In Katalonien verbinden die Menschen das Datum des elften September nicht außschließlich mit den Terroranschlägen auf die Twin Towers in New York, sondern mit vor allem mit dem Ende der Besetzung Barcelonas 1714 und der Aufgabe der katalanischen Souveränität in Folge der Niederlage gegen die spanisch-französische Allianz. Der elfte September ist der katalanische Nationalfeiertag. Er wurde 1980, nach Ende der Franco-Herrschaft, wieder eingeführt und wird seither genutzt um den Opfern der Besetzung Barcelonas zu gedenken und um dem Wunsch nach Unabhängigkeit von Spanien Ausdruck zu verleihen.
Die Unabhängigkeitsbewegung hatte starken Zulauf in den vergangenen Jahren, da vielen Menschen die Zugeständnisse der zentralen Regierung in Madrid an die autonome Region Katalonien nicht weit genug gehen. Gestern waren Fernsehangaben zu Folge rund 1,5 Millionen Menschen in Barcelona auf der Straße, das sind 20% der Gesamtbevölkerung Kataloniens. In katalanische Flaggen gehüllt, zumeist mit dem Stern als Zeichen für die Unabhängigkeit, und in T-Shirts mit unterschiedlichsten Motiven zur Abspaltung von Spanien, verliehen die Demonstranten ihrem Wunsch nach “In – Inde – Independencia” Ausdruck. Der Verkehr im gesamten Stadtgebiet war selbstverständlich lahmgelegt und trotz sehr niedriger Polizeipräsenz verliefen die Demonstrationen friedlich.

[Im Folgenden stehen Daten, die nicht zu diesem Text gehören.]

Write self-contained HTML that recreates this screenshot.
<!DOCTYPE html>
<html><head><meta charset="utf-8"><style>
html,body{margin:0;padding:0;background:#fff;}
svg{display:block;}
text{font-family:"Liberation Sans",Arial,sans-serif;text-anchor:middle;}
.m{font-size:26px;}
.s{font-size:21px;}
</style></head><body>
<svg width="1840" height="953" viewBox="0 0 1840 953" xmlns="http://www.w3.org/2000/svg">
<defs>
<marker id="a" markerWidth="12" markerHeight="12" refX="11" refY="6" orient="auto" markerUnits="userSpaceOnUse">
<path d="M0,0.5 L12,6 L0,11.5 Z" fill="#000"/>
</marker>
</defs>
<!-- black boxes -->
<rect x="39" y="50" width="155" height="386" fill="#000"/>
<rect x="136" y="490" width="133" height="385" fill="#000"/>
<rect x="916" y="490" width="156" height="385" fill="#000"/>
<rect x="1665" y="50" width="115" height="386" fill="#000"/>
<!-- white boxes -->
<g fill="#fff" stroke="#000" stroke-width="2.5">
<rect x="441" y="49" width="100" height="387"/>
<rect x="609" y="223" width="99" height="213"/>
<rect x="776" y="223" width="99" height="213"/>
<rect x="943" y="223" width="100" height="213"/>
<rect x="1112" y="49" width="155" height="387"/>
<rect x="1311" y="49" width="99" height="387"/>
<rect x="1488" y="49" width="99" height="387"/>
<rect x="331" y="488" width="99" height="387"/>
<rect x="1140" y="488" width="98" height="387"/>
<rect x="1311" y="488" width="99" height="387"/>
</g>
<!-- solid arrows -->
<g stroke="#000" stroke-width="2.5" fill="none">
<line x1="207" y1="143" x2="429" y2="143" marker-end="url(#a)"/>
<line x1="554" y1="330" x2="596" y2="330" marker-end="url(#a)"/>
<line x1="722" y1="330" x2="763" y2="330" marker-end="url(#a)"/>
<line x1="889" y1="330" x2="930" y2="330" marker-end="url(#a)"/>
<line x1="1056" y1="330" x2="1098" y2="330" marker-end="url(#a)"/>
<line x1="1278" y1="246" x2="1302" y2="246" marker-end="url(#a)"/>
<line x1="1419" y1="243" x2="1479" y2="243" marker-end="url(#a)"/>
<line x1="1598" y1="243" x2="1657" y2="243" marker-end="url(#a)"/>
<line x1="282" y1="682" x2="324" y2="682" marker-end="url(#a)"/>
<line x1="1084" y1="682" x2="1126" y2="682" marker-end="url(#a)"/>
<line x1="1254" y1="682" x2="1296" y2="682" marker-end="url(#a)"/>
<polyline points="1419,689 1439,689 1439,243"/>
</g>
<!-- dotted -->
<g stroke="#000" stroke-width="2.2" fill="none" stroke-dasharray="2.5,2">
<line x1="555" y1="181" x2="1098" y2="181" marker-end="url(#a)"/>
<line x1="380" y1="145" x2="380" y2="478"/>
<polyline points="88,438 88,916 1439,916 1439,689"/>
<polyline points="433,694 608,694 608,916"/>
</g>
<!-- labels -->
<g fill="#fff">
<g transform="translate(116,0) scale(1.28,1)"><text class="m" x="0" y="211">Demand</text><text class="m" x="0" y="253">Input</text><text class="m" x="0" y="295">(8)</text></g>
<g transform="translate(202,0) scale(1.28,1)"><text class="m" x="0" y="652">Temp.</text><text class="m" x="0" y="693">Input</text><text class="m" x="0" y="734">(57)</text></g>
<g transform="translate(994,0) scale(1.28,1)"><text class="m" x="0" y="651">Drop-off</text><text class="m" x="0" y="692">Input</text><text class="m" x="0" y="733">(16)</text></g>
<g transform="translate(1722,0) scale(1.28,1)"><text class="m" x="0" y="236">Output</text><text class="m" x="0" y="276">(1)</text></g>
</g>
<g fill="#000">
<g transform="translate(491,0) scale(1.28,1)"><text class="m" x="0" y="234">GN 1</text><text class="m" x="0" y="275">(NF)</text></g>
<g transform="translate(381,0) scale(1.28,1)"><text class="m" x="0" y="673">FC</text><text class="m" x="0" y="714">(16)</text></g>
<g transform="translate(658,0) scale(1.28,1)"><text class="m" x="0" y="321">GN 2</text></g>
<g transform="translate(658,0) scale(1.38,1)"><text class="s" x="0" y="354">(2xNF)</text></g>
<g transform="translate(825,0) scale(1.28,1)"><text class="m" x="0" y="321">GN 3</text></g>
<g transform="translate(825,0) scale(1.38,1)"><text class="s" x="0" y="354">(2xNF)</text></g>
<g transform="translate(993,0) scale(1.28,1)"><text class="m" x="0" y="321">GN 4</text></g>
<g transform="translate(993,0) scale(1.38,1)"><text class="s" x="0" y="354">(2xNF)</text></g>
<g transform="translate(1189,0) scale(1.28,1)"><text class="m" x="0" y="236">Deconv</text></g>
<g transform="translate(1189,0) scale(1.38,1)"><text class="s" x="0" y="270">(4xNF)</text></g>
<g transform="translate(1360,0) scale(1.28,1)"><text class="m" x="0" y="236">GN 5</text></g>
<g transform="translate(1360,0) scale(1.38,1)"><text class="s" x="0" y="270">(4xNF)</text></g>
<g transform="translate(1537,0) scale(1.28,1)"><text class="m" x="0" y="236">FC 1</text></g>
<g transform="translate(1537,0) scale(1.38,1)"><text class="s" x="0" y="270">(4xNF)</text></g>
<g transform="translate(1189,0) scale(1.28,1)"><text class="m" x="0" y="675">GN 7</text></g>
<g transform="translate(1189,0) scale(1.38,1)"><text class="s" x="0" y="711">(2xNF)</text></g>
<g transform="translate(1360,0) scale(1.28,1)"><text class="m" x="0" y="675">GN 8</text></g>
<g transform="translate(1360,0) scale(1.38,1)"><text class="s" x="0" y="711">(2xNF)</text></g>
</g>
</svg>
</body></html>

54 unterschiedliche T-Shirt Motive der Independistas. Hier als Flickr-Set.
Die Independistas führen kulturelle, politische, ökonomische und historische Gründe für die Unabhängigkeit an. Die offizielle Teil der Veranstaltungen gestern gipfelte in der Übergabe eines Manifestes an die Präsidentin der katalonischen Parlaments und endete mit der Zusicherung, dass der Präsident der katalonischen Regierung innerhalb der nächsten Tage das Gespräch mit den Independistas suchen wird. Eine der Forderungen der Independistas ist ein offizielles Referendum zur Frage der Unabhängikeit innerhalb Kataloniens.
Auf der Straße wurde vielfach ein neuer, unabhängiger Staat Katalonien innerhalb der EU gefordert : “Catalunya Nou Estat d’Europa”. Ganz so schnell wird das nicht gehen. Auch wenn die Argumente für einen Verbleib innerhalb Spaniens häufig nicht überzeugend klingen, gibt es viele Katalanen, die keine Abspaltung wünschen, so dass der Ausgang des geforderten Referendums keinesfalls sicher ist.
Selbst im Falle eines erfolgreichen Referendums und der unilateralen Abspaltung Kataloniens, müsste der neue Staat erst von der internationalen Gemeinschaft anerkannt werden, bevor ein Aufnahmeantrag in die EU gestellt werden könnte. Eine Studie, die eben jenes Szenario analysiert hat, kommt zu dem Ergebnis, dass dadurch das Bruttoinlandsprodukt Kataloniens über 23% einbrechen würde und es mindestens 10 Jahre dauern würde, bis Katalonien wieder zur aktuellen wirtschaftlichen Stärke zurück fände.
Die Studie stammt selbstverständlich nicht aus Katalonien, sondern von der Universidad Complutense in Madrid.